--- begin Dataset excerpt ---

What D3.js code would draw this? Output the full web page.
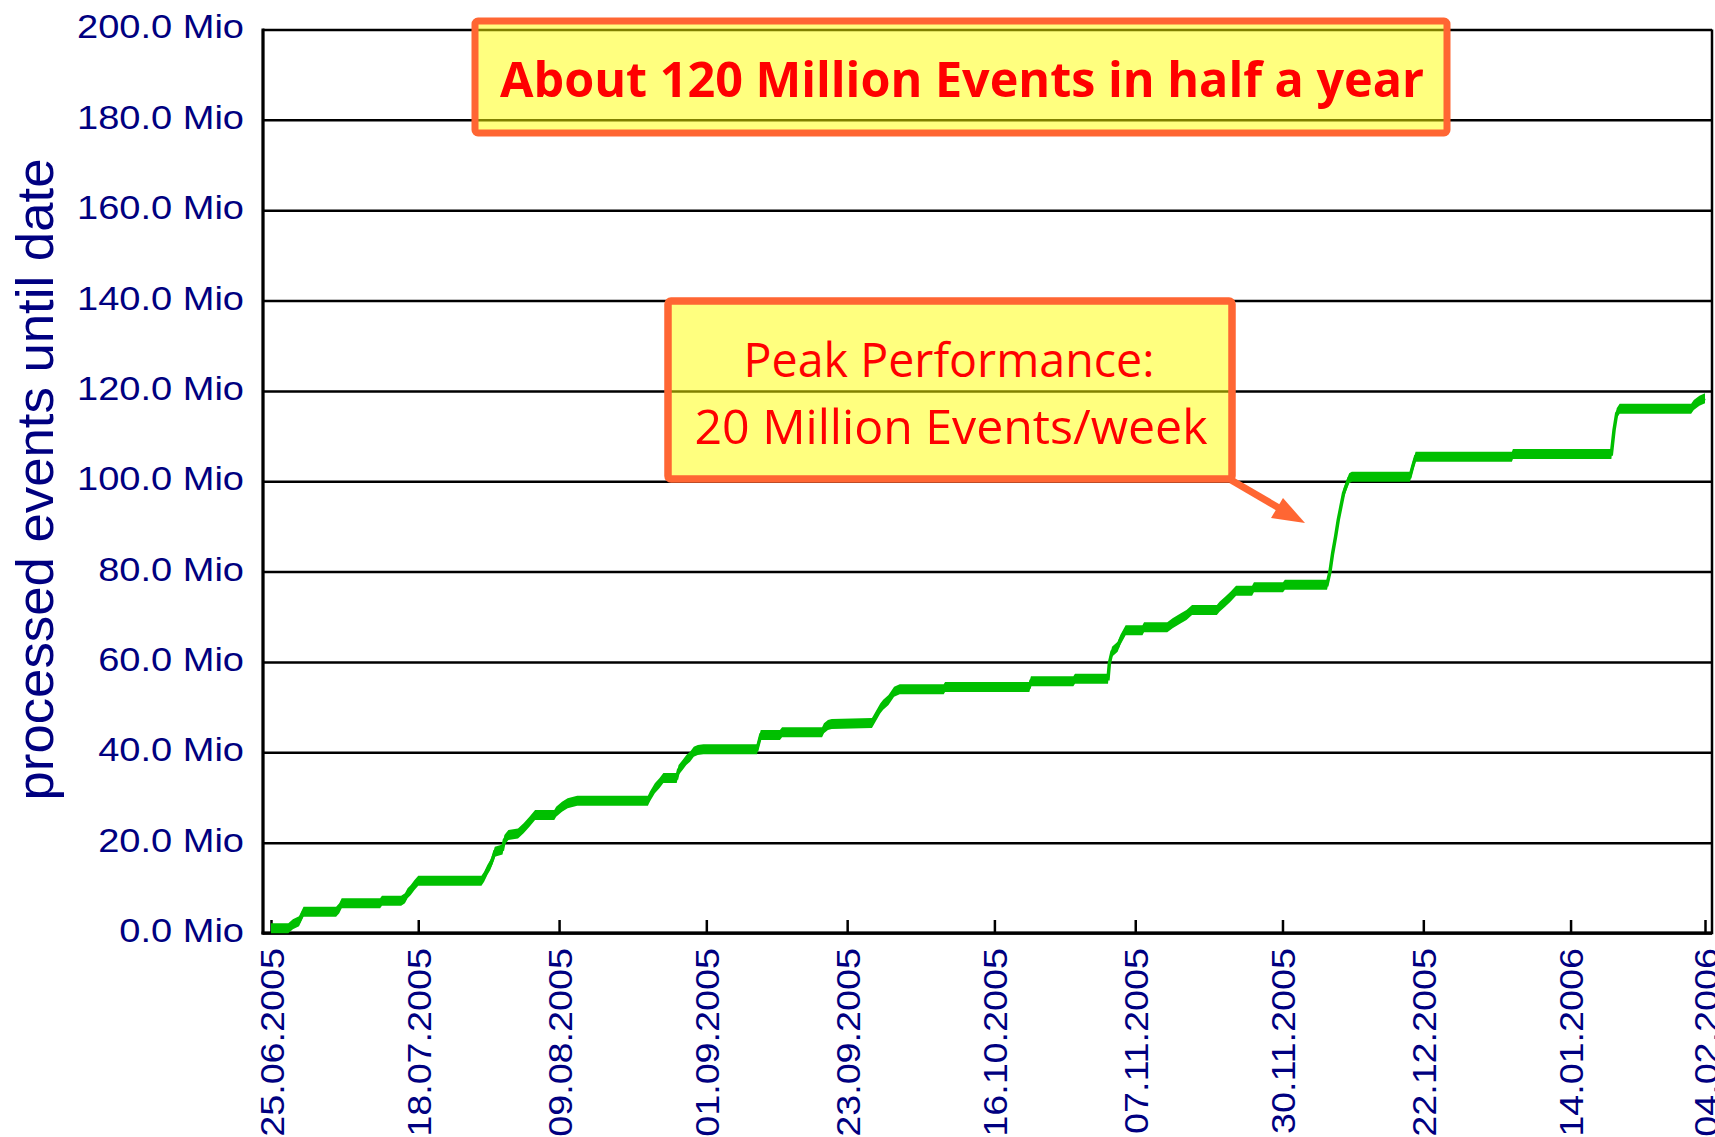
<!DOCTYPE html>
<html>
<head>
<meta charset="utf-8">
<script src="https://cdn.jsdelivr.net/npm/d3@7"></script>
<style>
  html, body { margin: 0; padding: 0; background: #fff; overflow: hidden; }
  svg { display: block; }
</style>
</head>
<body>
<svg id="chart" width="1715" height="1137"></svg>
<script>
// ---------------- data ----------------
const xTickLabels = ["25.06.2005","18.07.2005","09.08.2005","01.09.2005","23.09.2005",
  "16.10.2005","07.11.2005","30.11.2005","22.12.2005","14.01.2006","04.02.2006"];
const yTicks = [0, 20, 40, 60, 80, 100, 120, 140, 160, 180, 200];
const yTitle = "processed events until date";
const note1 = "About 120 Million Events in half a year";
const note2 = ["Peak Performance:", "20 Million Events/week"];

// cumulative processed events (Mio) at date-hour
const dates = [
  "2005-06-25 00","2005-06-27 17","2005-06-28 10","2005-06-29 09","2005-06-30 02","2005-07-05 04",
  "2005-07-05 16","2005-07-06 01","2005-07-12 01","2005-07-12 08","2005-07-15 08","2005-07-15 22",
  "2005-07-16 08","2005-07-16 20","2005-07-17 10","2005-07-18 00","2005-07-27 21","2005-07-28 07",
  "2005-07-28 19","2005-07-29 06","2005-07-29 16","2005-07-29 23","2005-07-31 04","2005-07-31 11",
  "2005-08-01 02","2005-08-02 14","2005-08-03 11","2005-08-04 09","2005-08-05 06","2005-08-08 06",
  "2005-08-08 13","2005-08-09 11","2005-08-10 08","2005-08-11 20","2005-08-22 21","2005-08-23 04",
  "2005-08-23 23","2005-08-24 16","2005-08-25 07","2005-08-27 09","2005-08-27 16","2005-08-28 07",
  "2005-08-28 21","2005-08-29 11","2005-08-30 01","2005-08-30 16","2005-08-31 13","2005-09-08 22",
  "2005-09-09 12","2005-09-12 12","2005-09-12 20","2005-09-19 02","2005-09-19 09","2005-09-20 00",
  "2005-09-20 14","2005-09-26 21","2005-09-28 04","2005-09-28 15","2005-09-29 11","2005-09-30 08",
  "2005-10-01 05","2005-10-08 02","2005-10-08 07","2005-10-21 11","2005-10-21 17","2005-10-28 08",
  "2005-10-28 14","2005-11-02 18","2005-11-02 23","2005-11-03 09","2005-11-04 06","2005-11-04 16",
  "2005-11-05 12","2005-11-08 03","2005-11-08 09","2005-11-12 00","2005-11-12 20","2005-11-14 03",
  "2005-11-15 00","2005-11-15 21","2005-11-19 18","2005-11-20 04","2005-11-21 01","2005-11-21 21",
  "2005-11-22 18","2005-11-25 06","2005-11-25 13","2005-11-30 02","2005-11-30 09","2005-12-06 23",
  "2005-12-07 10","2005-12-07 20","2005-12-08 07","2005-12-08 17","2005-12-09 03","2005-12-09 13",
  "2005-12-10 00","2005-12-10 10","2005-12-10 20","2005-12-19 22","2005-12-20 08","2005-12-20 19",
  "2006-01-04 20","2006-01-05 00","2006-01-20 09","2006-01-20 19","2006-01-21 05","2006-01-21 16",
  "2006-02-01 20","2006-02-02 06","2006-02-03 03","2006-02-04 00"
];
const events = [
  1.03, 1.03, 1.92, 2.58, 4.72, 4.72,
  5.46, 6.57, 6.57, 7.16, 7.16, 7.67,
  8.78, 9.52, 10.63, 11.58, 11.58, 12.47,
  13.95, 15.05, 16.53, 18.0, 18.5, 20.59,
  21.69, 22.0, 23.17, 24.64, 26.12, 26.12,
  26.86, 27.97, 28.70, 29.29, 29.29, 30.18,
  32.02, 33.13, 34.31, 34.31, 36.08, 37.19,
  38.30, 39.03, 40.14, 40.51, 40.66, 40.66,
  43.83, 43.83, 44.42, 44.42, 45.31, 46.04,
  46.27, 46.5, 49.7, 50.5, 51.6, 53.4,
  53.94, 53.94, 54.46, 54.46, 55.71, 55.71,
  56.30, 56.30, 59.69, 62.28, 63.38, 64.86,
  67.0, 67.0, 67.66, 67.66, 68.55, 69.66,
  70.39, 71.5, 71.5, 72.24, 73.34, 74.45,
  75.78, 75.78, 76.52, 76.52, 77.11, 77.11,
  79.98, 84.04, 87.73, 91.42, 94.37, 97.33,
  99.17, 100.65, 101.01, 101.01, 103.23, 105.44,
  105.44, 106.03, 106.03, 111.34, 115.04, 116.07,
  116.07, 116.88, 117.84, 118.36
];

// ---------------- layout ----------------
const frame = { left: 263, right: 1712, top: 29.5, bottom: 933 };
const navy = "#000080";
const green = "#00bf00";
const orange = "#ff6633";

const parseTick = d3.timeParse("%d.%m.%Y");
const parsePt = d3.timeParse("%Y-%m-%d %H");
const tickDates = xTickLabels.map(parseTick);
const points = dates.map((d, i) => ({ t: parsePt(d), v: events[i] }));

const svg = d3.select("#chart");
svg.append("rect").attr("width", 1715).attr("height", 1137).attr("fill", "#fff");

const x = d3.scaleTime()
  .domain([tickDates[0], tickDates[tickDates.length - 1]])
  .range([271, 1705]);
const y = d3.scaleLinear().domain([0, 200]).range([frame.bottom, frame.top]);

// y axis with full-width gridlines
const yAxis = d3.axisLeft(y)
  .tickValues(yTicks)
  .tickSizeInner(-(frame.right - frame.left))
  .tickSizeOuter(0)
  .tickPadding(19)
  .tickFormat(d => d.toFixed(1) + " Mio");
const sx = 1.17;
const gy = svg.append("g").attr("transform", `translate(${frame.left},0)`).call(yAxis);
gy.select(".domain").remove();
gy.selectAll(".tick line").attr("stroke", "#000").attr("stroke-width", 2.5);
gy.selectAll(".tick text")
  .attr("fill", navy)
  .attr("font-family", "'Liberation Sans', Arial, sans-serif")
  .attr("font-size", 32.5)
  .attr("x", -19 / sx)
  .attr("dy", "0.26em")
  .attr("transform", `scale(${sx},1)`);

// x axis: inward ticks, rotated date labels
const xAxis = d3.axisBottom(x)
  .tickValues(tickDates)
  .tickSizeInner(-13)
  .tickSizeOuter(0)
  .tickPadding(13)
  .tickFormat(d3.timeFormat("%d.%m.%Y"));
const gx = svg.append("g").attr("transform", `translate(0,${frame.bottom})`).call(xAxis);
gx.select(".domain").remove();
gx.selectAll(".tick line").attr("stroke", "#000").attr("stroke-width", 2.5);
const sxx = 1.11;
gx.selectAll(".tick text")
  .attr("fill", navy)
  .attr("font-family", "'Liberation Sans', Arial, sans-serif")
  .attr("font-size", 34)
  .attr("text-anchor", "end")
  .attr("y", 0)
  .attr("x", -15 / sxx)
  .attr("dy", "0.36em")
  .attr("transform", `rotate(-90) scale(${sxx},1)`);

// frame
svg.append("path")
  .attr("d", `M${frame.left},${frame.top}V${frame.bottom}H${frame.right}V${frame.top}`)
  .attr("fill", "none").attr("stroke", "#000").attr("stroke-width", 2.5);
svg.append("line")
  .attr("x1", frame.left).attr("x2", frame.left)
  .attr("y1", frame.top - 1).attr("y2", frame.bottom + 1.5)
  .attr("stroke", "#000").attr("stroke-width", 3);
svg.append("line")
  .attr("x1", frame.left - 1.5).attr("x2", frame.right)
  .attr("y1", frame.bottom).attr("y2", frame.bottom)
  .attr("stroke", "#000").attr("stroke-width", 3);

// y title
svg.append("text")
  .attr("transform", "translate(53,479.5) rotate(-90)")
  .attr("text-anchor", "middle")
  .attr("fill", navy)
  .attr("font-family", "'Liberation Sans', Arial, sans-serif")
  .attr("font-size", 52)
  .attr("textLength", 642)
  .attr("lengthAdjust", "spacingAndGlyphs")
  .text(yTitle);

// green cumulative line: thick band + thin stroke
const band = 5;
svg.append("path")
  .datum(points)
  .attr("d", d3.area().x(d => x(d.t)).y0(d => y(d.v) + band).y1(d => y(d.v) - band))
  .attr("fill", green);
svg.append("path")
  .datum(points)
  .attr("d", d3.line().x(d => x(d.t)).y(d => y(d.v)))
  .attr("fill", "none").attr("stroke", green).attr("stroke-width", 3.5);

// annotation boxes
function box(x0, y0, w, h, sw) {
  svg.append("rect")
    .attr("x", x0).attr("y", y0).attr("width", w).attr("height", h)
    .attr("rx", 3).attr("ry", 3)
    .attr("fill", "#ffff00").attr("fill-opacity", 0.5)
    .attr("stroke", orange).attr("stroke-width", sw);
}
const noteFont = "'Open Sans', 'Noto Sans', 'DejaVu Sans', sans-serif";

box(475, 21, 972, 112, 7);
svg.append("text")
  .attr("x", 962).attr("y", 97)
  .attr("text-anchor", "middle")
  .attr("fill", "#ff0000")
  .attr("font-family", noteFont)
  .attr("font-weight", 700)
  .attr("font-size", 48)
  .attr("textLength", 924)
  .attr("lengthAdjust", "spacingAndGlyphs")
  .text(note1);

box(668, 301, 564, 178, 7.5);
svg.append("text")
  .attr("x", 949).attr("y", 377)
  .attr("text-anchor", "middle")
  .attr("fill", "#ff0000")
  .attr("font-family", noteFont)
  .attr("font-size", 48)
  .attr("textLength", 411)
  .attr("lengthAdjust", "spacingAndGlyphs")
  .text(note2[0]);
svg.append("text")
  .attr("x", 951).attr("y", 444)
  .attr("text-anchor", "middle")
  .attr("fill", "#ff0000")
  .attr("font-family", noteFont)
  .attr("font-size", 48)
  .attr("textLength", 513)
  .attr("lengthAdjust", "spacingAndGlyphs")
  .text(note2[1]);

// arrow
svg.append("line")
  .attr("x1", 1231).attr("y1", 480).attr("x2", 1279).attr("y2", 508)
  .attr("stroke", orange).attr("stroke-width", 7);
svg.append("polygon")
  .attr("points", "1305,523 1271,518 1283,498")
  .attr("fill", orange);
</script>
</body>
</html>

--- end Dataset excerpt ---

Goal:
Every line containing the string "full" must be listed.

Exercise answer:
What D3.js code would draw this? Output the full web page.
// y axis with full-width gridlines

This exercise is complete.